Earlier this year the Farm Bill, dealing with the production of food on farms AND aid to those in poverty came through Congress. But in the fight that conservatives have made Congress day to day, there was contention. Already, there was a push to slash out $20 billion from aid to those in poverty, which is harsh, and I oppose. But conservatives pondered, “Is this all there is? Couldn't I do more?” Oh, well, we know they didn't ponder it. They raced to enact a doubling of the harmful cuts to food stamps.
But, alas, they faced stiff Democrat resistance on this. So, the Farm Bill got split up. And, now, food stamps are on the chopping block.
|Brendan Hoffman / Getty Images|
The Republican plan, giddily put forward by Eric Cantor, will cut $40 billion over the next 4 years. And by next year 3.8 million will be kicked out of the SNAP program (And more and more will be hit as the decade passes). As well, access will be tightened to access food stamps, and many state waivers will be cancelled. Where all these people end up, how they get fed, that isn't Eric Cantors problem. You should have thought about it before you chose to be poor.
And, finally, getting to the floor, the message was clear. The vote was 217 to 210. All but 15 Republicans voted for these cuts. The Republicans are clear, food stamps aren't a priority. And, now with the economic trouble we are having in this country. Food stamps are instrumental for millions. But this is yet another investment in the country Republicans are not just unwilling to make, they are hostile to it.
And it isn't just Congressional Republicans at work. Kaisch, in Ohio, is eager to ramp up pressure on the poor as well. He wants to be sure there are stringent work requirements, if you want to eat. Trouble is that in Ohio (47th in job creation); there isn't exactly a surplus of jobs to give these people living in such poverty (Its part of the issue.).
But the implication is clear; you have to force people that are struggling and hungry to work. To Republicans, they are lazy and dishonest. The contempt is clear.
And it is a stunningly ill-conceived plan. Even if there is some job, they have to spend money to get to the job. Then, if they have kids, pay for someone to take care of them.
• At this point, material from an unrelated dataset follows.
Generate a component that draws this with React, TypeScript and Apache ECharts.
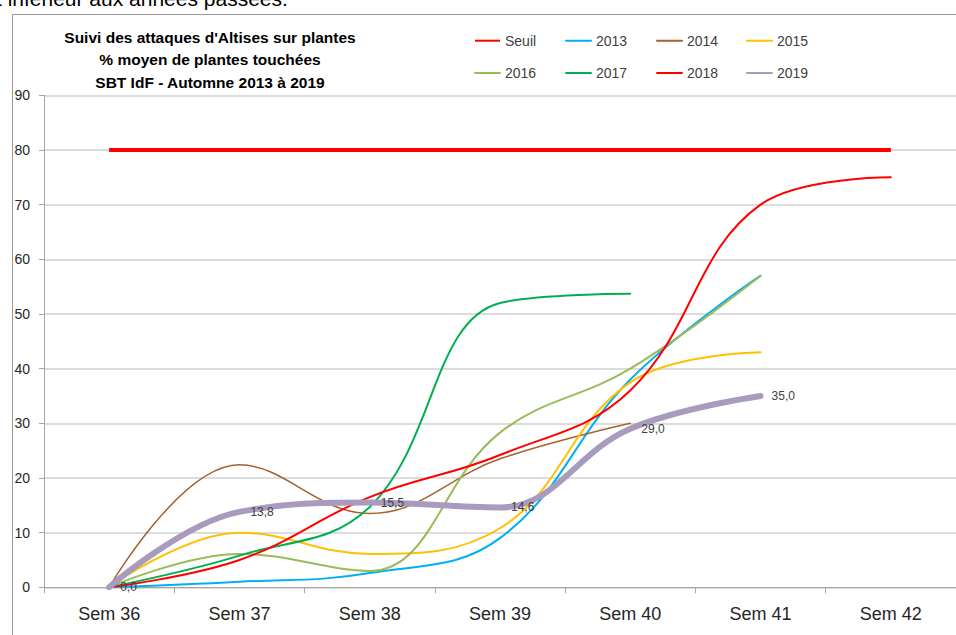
import React, { useEffect, useRef } from "react";
import * as echarts from "echarts";

const categories = ["Sem 36", "Sem 37", "Sem 38", "Sem 39", "Sem 40", "Sem 41", "Sem 42"];
const seuil = [80, 80, 80, 80, 80, 80, 80];
const s2013 = [0, 1, 2.6, 9, 38, 57, null];
const s2014 = [0, 22.4, 13.5, 23.5, 30, null, null];
const s2015 = [0, 10, 6.1, 10.8, 37.5, 43, null];
const s2016 = [0, 6.1, 3, 28.3, 40, 57, null];
const s2017 = [0, 5.8, 14.7, 52, 53.7, null, null];
const s2018 = [0, 5, 16.5, 24.2, 36, 70, 75];
const s2019 = [0, 13.8, 15.5, 14.6, 29, 35, null];
const yTicks = { min: 0, max: 90, interval: 10 };
const titleLines = [
  "Suivi des attaques d'Altises sur plantes",
  "% moyen de plantes touchées",
  "SBT IdF - Automne 2013 à 2019",
];
const topText = "t inférieur aux années passées.";

const FONT = "'Liberation Sans', Arial, sans-serif";

export default function App() {
  const ref = useRef<HTMLDivElement>(null);
  useEffect(() => {
    if (!ref.current) return;
    const chart = echarts.init(ref.current, null, { renderer: "svg" });
    const mk = (name: string, data: any[], color: string, width: number, extra: any = {}) => ({
      name,
      type: "line",
      data,
      smooth: 0.4,
      symbol: "none",
      connectNulls: false,
      lineStyle: { color, width, cap: "round", join: "round" },
      itemStyle: { color },
      z: 2,
      ...extra,
    });
    const legendCol = (left: number, names: string[]) => ({
      orient: "vertical",
      left,
      top: 28.7,
      itemWidth: 25,
      itemHeight: 14,
      itemGap: 18.2,
      data: names,
      itemStyle: { opacity: 0, borderWidth: 0 },
      textStyle: { fontFamily: FONT, fontSize: 14, color: "#404040" },
      selectedMode: false,
    });
    chart.setOption({
      animation: false,
      textStyle: { fontFamily: FONT },
      legend: [
        legendCol(469, ["Seuil", "2016"]),
        legendCol(560, ["2013", "2017"]),
        legendCol(651, ["2014", "2018"]),
        legendCol(741, ["2015", "2019"]),
      ],
      grid: { left: 44, top: 95.3, width: 917, bottom: 47.7, containLabel: false },
      xAxis: {
        type: "category",
        data: categories,
        boundaryGap: true,
        axisLine: { lineStyle: { color: "#a6a6a6", width: 1 } },
        axisTick: { show: true, length: 6, lineStyle: { color: "#a6a6a6" } },
        axisLabel: { fontFamily: FONT, fontSize: 18, color: "#262626", margin: 18 },
      },
      yAxis: {
        type: "value",
        min: yTicks.min,
        max: yTicks.max,
        interval: yTicks.interval,
        axisLine: { show: true, lineStyle: { color: "#a6a6a6", width: 1 } },
        axisTick: { show: true, length: 5, lineStyle: { color: "#a6a6a6" } },
        axisLabel: { fontFamily: FONT, fontSize: 14, color: "#262626", margin: 14 },
        splitLine: { lineStyle: { color: "#d0d0d0", width: 1.5 } },
      },
      graphic: [
        {
          type: "rect",
          shape: { x: 12.5, y: 14.5, width: 1000, height: 700 },
          style: { fill: "none", stroke: "#9a9a9a", lineWidth: 1 },
          silent: true,
          z: -1,
        },
        {
          type: "text",
          x: -4,
          y: 9,
          style: {
            text: topText,
            fontFamily: FONT,
            fontSize: 21,
            fill: "#000",
            verticalAlign: "bottom",
          },
          silent: true,
        },
        ...titleLines.map((t, i) => ({
          type: "text",
          x: 210,
          y: 37 + i * 22.5,
          style: {
            text: t,
            fontFamily: FONT,
            fontSize: 15.5,
            fontWeight: "bold",
            fill: "#000",
            align: "center",
            verticalAlign: "middle",
          },
          silent: true,
        })),
      ],
      series: [
        mk("Seuil", seuil, "#ff0000", 4, { smooth: false, lineStyle: { color: "#ff0000", width: 4, cap: "butt" } }),
        mk("2013", s2013, "#00b0f0", 2),
        mk("2014", s2014, "#a5622e", 1.5),
        mk("2015", s2015, "#ffc000", 2),
        mk("2016", s2016, "#9bbb59", 2),
        mk("2017", s2017, "#00b050", 2),
        mk("2018", s2018, "#ff0000", 2),
        mk("2019", s2019, "#a99bbd", 6, {
          symbol: "circle",
          symbolSize: 2,
          showSymbol: true,
          itemStyle: { color: "rgba(169,155,189,0)", borderWidth: 0 },
          label: {
            show: true,
            position: "right",
            distance: 10,
            fontFamily: FONT,
            fontSize: 12,
            color: "#404040",
            formatter: (p: any) => {
              const v = Array.isArray(p.value) ? p.value[1] : p.value;
              return v == null ? "" : Number(v).toFixed(1).replace(".", ",");
            },
          },
          labelLayout: { hideOverlap: false },
          z: 3,
        }),
      ],
    });
    return () => chart.dispose();
  }, []);
  return (
    <div
      ref={ref}
      style={{ position: "fixed", left: 0, top: 0, width: 956, height: 635, background: "#fff" }}
    />
  );
}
And, let’s face it; these jobs won’t be well playing ones. Will this just put them deeper in the hope? All just to allow conservatives to feel they've won and economic and moral victory over those in poverty? Really?
This effort will hurt so many. There is a troubling level of food insecurity in the country now. One in seven families struggle with having consistent access to enough food to be healthy. This comes to around 49 million, a fifth of them kids. These numbers are growing.
This many are already struggling. And where will they and others be when the Republicans are done? What happens to them? What happens to this country when we struggle like this, and turn our backs on millions?
For now this time wasting is meaningless. It shouldn't pass through the Senate. And it won’t be signed into law by the president. But it is dragging out the legislative process, which is par for the course with Eric Cantor. And with the fights over budgets and debts to come, those in poverty will be targeted more by House Republicans.
But this isn't the only trouble facing those relying on food stamps to get by, week by week. Since 2009, the Recovery Act has been enhancing the SNAP program. But, come November 1st, this support will be ending. And, at that point, a family of three will see their monthly support drop by $29 a month.
The struggle for those in poverty is continuing. And Eric Cantor just toys with them. Being poor shouldn't make you an easy target for politics.